As we returned to the Hague, numbers of the inhabitants were also on their way to the fish-market, some carrying baskets of fish on their heads, and others employing three or four dogs to convey the fish in small light carts. We had read in books, of these draught dogs being well used, and fat and sleek; but we regret to say, that those which we saw were generally poor half-starved looking animals, bearing no equivocal marks of ill usage. The diligence with which they sped their way to town, with their cargoes, in a sultry day, with tongues lolling to the ground, seemed to entitle them to better treatment.
Fish-market—Storks
We traced the steps of some of our Scheveling companions to the fish-market. As might be expected, the market proved commodious and clean, and well supplied with water. Salmon was pretty common; carp was plentiful; and a single John Dory and a single sturgeon appeared on a stall. At some seasons, we believe, sturgeons are abundant, being taken in numbers at the mouths of the Rhine, when about to ascend that river. Four tame storks were stalking up and down in the market. They were in full plumage; and did not appear to have been pinioned, so as to disable them from flying. Their food consists wholly of the garbage which they pick up about the fish-stalls. A small house, like a dog’s kennel, is appropriated to their use; for the stork seems to be held as sacred by the Dutch as by the Mahomedans.[380]

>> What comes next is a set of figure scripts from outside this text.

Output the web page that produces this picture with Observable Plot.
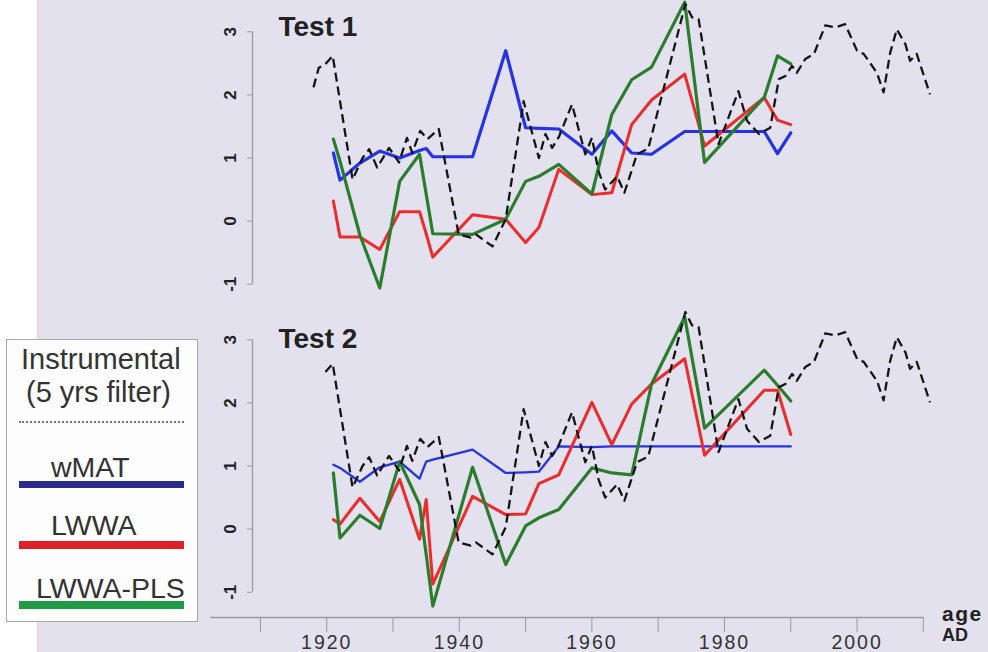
<!DOCTYPE html>
<html>
<head>
<meta charset="utf-8">
<script src="https://cdn.jsdelivr.net/npm/d3@7"></script>
<script src="https://cdn.jsdelivr.net/npm/@observablehq/plot@0.6"></script>
<style>
  html, body { margin: 0; padding: 0; background: #fff; }
  #wrap { position: relative; width: 988px; height: 652px; overflow: hidden;
          background: #e3e1ee; font-family: "Liberation Sans", Arial, sans-serif; }
  #strip { position: absolute; left: 0; top: 0; width: 37px; height: 652px;
           background: #fff; border-right: 2px solid #f1d3da; }
  #chart { position: absolute; left: 0; top: 0; }
  #chart svg g[aria-label="x-axis tick label"] text { letter-spacing: 2px; }
  #legend { position: absolute; left: 6px; top: 339px; width: 192px; height: 283px;
            box-sizing: border-box; background: #fdfdfd; border: 1px solid #a8a8a8; }
  #legend .t { position: absolute; font-size: 29px; line-height: 29px; color: #333; white-space: nowrap; }
  #legend .s { position: absolute; left: 12px; width: 165px; }
  #legend .dots { position: absolute; left: 12px; top: 81px; width: 165px; border-top: 2px dotted #777; }
  .unit { position: absolute; left: 942px; font-weight: bold; color: #222; line-height: 18px; }
</style>
</head>
<body>
<div id="wrap">
  <div id="strip"></div>
  <div id="chart"></div>
  <div id="legend">
    <div class="t" style="left:14px;top:5px">Instrumental</div>
    <div class="t" style="left:19px;top:38px">(5 yrs filter)</div>
    <div class="dots"></div>
    <div class="t" style="left:44px;top:113px;font-size:28.5px">wMAT</div>
    <div class="s" style="top:141px;height:7px;background:#2b2b8e"></div>
    <div class="t" style="left:44px;top:171px;font-size:28.5px">LWWA</div>
    <div class="s" style="top:201px;height:8px;background:#dc2228"></div>
    <div class="t" style="left:29px;top:234px;font-size:28.5px">LWWA-PLS</div>
    <div class="s" style="top:261px;height:8px;background:#1f9b45"></div>
  </div>
  <div class="unit" style="top:605px;font-size:21px;letter-spacing:1.5px">age</div>
  <div class="unit" style="top:626px;font-size:18px">AD</div>
</div>
<script>
// Sample years of the reconstructions (shared by both tests)
const sampleYears = [1921, 1922, 1925, 1928, 1931, 1934, 1935, 1936, 1942, 1947, 1950,
                     1952, 1955, 1960, 1963, 1966, 1969, 1974, 1977, 1986, 1988, 1990];

// Test 1 reconstructions
const wmatTest1 = [1.08, 0.65, 0.92, 1.11, 1.00, 1.12, 1.15, 1.02, 1.02, 2.70, 1.48,
                   1.47, 1.46, 1.06, 1.43, 1.08, 1.06, 1.42, 1.42, 1.42, 1.07, 1.40];
const lwwaTest1 = [0.32, -0.25, -0.25, -0.45, 0.15, 0.15, -0.20, -0.57, 0.10, 0.03, -0.34,
                   -0.10, 0.82, 0.42, 0.45, 1.53, 1.92, 2.33, 1.19, 1.96, 1.60, 1.53];
const plsTest1  = [1.30, 0.95, -0.22, -1.06, 0.63, 1.06, 0.43, -0.20, -0.21, 0.03, 0.63,
                   0.71, 0.90, 0.43, 1.69, 2.24, 2.44, 3.47, 0.93, 1.96, 2.62, 2.49];

// Test 2 reconstructions
const wmatTest2 = [1.02, 0.97, 0.75, 0.98, 1.07, 0.80, 1.07, 1.10, 1.26, 0.89, 0.90,
                   0.91, 1.31, 1.30, 1.31, 1.31, 1.31, 1.31, 1.31, 1.31, 1.31, 1.31];
const lwwaTest2 = [0.15, 0.08, 0.49, 0.12, 0.79, -0.16, 0.47, -0.87, 0.52, 0.23, 0.24,
                   0.72, 0.86, 2.01, 1.34, 1.98, 2.30, 2.70, 1.17, 2.20, 2.20, 1.50];
const plsTest2  = [0.89, -0.14, 0.22, 0.01, 1.07, 0.39, -0.40, -1.22, 0.98, -0.56, 0.05,
                   0.18, 0.31, 0.97, 0.89, 0.86, 2.30, 3.36, 1.60, 2.52, 2.28, 2.03];

// Instrumental record, 5-year filter
const instYears = [1918.0, 1918.8, 1919.8, 1920.9, 1923.9, 1925.4, 1926.4, 1927.6, 1929.4, 1930.9,
                   1932.1, 1932.9, 1934.1, 1935.2, 1936.9, 1939.9, 1941.7, 1942.5, 1945.0, 1947.0,
                   1949.7, 1952.0, 1953.0, 1954.0, 1955.0, 1957.0, 1959.0, 1960.0, 1961.0, 1962.0,
                   1963.8, 1964.9, 1966.8, 1968.5, 1974.1, 1975.1, 1976.1, 1979.1, 1982.1, 1983.4,
                   1985.2, 1986.9, 1988.2, 1989.2, 1990.2, 1990.9, 1992.2, 1993.5, 1995.2, 1996.7,
                   1998.2, 2000.0, 2001.0, 2003.0, 2004.0, 2005.0, 2006.0, 2007.3, 2008.0, 2009.0,
                   2011.0];
const instValues = [2.12, 2.43, 2.49, 2.62, 0.66, 1.00, 1.14, 0.85, 1.16, 0.93,
                    1.32, 1.08, 1.43, 1.30, 1.46, -0.21, -0.26, -0.21, -0.40, 0.03,
                    1.90, 1.00, 1.38, 1.16, 1.33, 1.85, 1.06, 1.32, 0.79, 0.50,
                    0.71, 0.45, 1.06, 1.15, 3.44, 3.23, 3.20, 1.22, 2.06, 1.59,
                    1.38, 1.48, 2.25, 2.30, 2.46, 2.35, 2.57, 2.65, 3.10, 3.07,
                    3.12, 2.70, 2.65, 2.35, 2.04, 2.67, 3.04, 2.80, 2.54, 2.65,
                    2.01];
const instStartTest2 = 1919.5;

// Axes
const panels = ["Test 1", "Test 2"];
const xTicks = [1910, 1920, 1930, 1940, 1950, 1960, 1970, 1980, 1990, 2000, 2010];
const xLabels = [1920, 1940, 1960, 1980, 2000];
const yTicks = [-1, 0, 1, 2, 3];
const xDomain = [1908.8, 2015];
const yDomain = [-1.4, 3.48];
const xAxisStart = 1902.5;

const rows = (years, values, panel) => years.map((year, i) => ({year, value: values[i], panel}));

const inst1 = rows(instYears, instValues, "Test 1");
const inst2 = rows(instYears, instValues, "Test 2").filter(d => d.year >= instStartTest2);

const BLUE = "#2433e8", RED = "#ee2b2b", GREEN = "#2b7d2e";
const series = (values, panel, stroke, strokeWidth) =>
  Plot.line(rows(sampleYears, values, panel), {x: "year", y: "value", fy: "panel", stroke, strokeWidth});
const dashed = data =>
  Plot.line(data, {x: "year", y: "value", fy: "panel", stroke: "#151515", strokeWidth: 2.3,
                   strokeDasharray: "9,5", strokeLinecap: "butt"});

const chart = Plot.plot({
  width: 988,
  height: 652,
  marginLeft: 252,
  marginRight: 32,
  marginTop: 0,
  marginBottom: 35,
  style: {background: "transparent", overflow: "visible", fontFamily: "Liberation Sans, Arial, sans-serif"},
  x: {domain: xDomain, axis: null},
  y: {domain: yDomain, axis: null},
  fy: {domain: panels, axis: null, padding: 0},
  marks: [
    // y axis line and ticks in each panel
    Plot.ruleX([xDomain[0]], {y1: yTicks[0], y2: yTicks[yTicks.length - 1], stroke: "#9a9a9a", strokeWidth: 1.3}),
    Plot.axisY(yTicks, {anchor: "left", label: null, tickSize: 5, tickRotate: -90, tickPadding: 12,
                        tickFormat: d => String(d),
                        fontSize: 17, fontWeight: "bold", stroke: "#9a9a9a", fill: "#222"}),
    // x axis on the lower panel
    Plot.ruleY([yDomain[0]], {fy: ["Test 2"], x1: xAxisStart, x2: xTicks[xTicks.length - 1],
                              stroke: "#9a9a9a", strokeWidth: 1.3}),
    Plot.axisX(xTicks, {anchor: "bottom", label: null, tickSize: 15, tickPadding: 3, fontSize: 19.5,
                        tickFormat: d => xLabels.includes(d) ? String(d) : "",
                        stroke: "#9a9a9a", fill: "#333"}),
    // panel titles
    Plot.text(["Test 1"], {fy: ["Test 1"], frameAnchor: "top-left", dx: 26, dy: 26, lineAnchor: "middle",
                           fontSize: 28, fontWeight: "bold", fill: "#222"}),
    Plot.text(["Test 2"], {fy: ["Test 2"], frameAnchor: "top-left", dx: 26, dy: 30, lineAnchor: "middle",
                           fontSize: 28, fontWeight: "bold", fill: "#222"}),
    // reconstructions
    series(wmatTest1, "Test 1", BLUE, 3.2),
    series(lwwaTest1, "Test 1", RED, 3),
    series(plsTest1, "Test 1", GREEN, 3.2),
    series(wmatTest2, "Test 2", BLUE, 2.3),
    series(lwwaTest2, "Test 2", RED, 3),
    series(plsTest2, "Test 2", GREEN, 3.2),
    // instrumental record
    dashed(inst1),
    dashed(inst2)
  ]
});

document.getElementById("chart").appendChild(chart);
</script>
</body>
</html>
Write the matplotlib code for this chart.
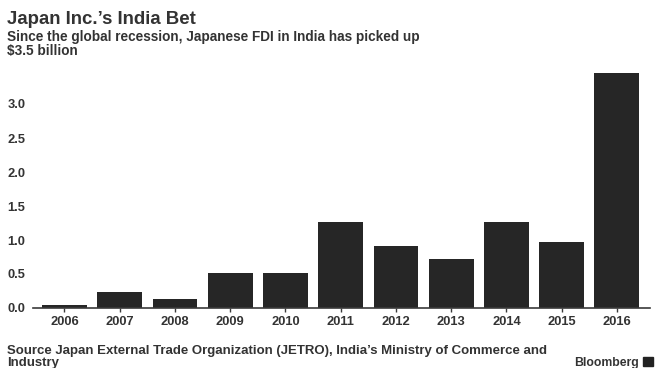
import matplotlib
matplotlib.use("Agg")
import matplotlib.pyplot as plt
from matplotlib.patches import Rectangle

plt.rcParams['font.family'] = ['Liberation Sans', 'DejaVu Sans']

years = ["2006", "2007", "2008", "2009", "2010", "2011",
         "2012", "2013", "2014", "2015", "2016"]
fdi_billion = [0.04, 0.23, 0.13, 0.52, 0.51, 1.26,
               0.91, 0.72, 1.26, 0.97, 3.45]
y_ticks = [0.0, 0.5, 1.0, 1.5, 2.0, 2.5, 3.0]
y_tick_labels = ["0.0", "0.5", "1.0", "1.5", "2.0", "2.5", "3.0"]

W, H = 656, 368
fig = plt.figure(figsize=(W / 100, H / 100), dpi=100)
fig.patch.set_facecolor("white")

text_col = "#333333"
bar_col = "#262626"

ax = fig.add_axes([33 / W, 1 - 308 / H, (650 - 33) / W, (308 - 70) / H])
x = list(range(len(years)))
ax.bar(x, fdi_billion, width=0.81, color=bar_col, zorder=2)

ax.set_xlim(-0.57, len(years) - 1 + 0.6)
ax.set_ylim(0, 3.5)

for s in ["top", "right", "left"]:
    ax.spines[s].set_visible(False)
ax.spines["bottom"].set_color("#3a3a3a")
ax.spines["bottom"].set_linewidth(1.2)
ax.spines["bottom"].set_zorder(3)

ax.set_xticks(x)
ax.set_xticklabels(years, fontsize=9.3, fontweight="bold", color=text_col)
ax.tick_params(axis="x", length=3, width=1, color="#3a3a3a", pad=3)

ax.set_yticks(y_ticks)
ax.set_yticklabels(y_tick_labels, fontsize=9.3, fontweight="bold", color=text_col,
                   ha="left")
ax.tick_params(axis="y", length=0, pad=18.5)

# Header
fig.text(7 / W, 1 - 24 / H, "Japan Inc.\u2019s India Bet", fontsize=13.4,
         fontweight="bold", color=text_col, va="baseline", ha="left")
fig.text(7 / W, 1 - 41.5 / H,
         "Since the global recession, Japanese FDI in India has picked up",
         fontsize=9.8, fontweight="bold", color=text_col, va="baseline", ha="left")
fig.text(7 / W, 1 - 55 / H, "$3.5 billion", fontsize=9.8, fontweight="bold",
         color=text_col, va="baseline", ha="left")

# Footer
fig.text(7 / W, 1 - 354 / H,
         "Source Japan External Trade Organization (JETRO), India\u2019s Ministry of Commerce and",
         fontsize=9.5, fontweight="bold", color=text_col, va="baseline", ha="left")
fig.text(7 / W, 1 - 366 / H, "Industry", fontsize=9.5, fontweight="bold",
         color=text_col, va="baseline", ha="left")
fig.text(639 / W, 1 - 366 / H, "Bloomberg", fontsize=8.8, fontweight="bold",
         color=text_col, va="baseline", ha="right")
fig.add_artist(Rectangle((643 / W, 1 - 366 / H), 10 / W, 9 / H,
                         transform=fig.transFigure, color="#222222"))

fig.savefig("out.png", dpi=100)
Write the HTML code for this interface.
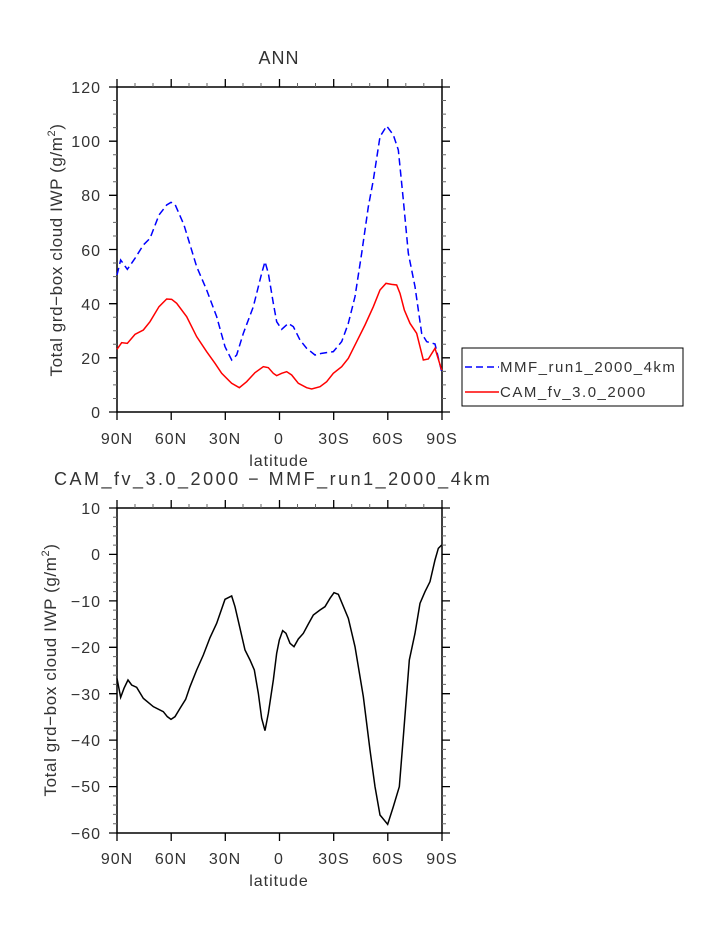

[376] Haag, hag, haigh, &c. are explained in the Every Day-Book. Art. Hagbush-lane.—Ed.
[377] Conterminous: bordering.—Johnson. Ed.
[378] Le Long, indeed, puts this beyond doubt; for, writing in 1630, he describes this avenue as being then “adorned with fine trees.” Kabinet van Outheden, &c. published in 1732.
[379] Two small towns on the shore of the Frith of Forth, near Edinburgh, chiefly inhabited by fishermen and their families.
[380] Caledonian Horticultural Tour.